Objective: In the listing below, locate the lines that hold "this" and copy them.

The input:
# # # # #
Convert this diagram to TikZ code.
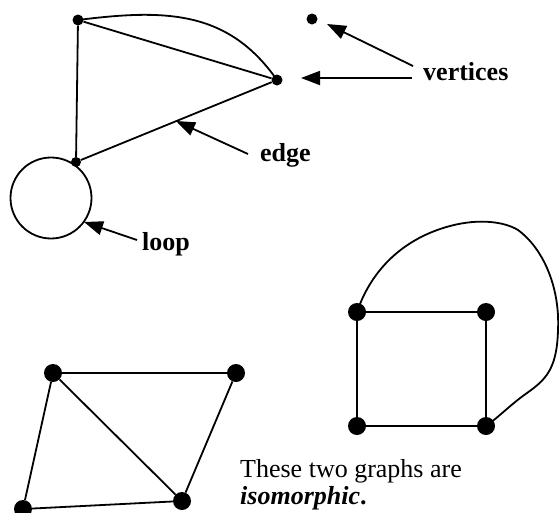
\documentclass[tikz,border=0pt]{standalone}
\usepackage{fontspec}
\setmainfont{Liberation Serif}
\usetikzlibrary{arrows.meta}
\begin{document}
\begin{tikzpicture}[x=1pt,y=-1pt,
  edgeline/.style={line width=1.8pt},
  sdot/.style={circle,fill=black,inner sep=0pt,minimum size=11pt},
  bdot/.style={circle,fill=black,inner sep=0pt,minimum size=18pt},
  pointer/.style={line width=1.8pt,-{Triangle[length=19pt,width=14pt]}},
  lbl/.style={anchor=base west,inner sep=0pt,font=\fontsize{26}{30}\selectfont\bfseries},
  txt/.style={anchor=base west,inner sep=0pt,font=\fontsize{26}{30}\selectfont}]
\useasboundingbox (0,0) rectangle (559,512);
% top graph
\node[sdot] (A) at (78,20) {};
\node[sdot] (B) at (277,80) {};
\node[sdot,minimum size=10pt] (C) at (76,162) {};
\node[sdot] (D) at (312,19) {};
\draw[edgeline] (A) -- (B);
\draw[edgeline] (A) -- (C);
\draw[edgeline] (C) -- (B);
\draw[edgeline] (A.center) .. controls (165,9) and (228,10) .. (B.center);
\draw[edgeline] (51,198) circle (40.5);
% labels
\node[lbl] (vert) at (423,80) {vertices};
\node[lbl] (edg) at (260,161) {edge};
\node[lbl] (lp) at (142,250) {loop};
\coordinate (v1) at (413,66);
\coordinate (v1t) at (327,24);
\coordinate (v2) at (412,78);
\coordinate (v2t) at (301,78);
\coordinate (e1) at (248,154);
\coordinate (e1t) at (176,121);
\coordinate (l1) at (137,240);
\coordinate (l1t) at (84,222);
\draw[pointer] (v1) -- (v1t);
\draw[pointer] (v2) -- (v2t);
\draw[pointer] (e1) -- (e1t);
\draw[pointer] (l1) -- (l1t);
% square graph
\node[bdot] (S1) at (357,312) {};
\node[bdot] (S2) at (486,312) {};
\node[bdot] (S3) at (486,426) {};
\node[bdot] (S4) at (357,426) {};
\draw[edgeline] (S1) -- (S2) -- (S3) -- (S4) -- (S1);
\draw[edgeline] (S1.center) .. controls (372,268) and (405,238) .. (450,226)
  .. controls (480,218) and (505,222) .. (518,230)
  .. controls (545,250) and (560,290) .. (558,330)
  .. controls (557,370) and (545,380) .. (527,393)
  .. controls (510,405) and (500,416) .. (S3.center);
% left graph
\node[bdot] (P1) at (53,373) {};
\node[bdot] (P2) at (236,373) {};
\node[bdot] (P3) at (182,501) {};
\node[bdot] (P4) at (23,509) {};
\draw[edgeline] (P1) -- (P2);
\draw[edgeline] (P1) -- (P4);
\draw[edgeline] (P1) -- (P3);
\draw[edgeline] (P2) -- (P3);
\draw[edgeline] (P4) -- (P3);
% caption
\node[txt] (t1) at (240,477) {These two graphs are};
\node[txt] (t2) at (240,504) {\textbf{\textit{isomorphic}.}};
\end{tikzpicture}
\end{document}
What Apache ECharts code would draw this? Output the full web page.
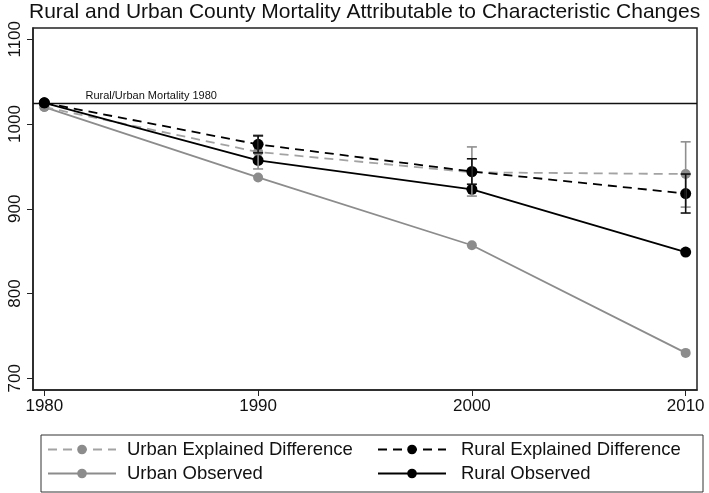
# # # # #
Solved exercise:
Convert this diagram to TikZ code.
What Apache ECharts code would draw this? Output the full web page.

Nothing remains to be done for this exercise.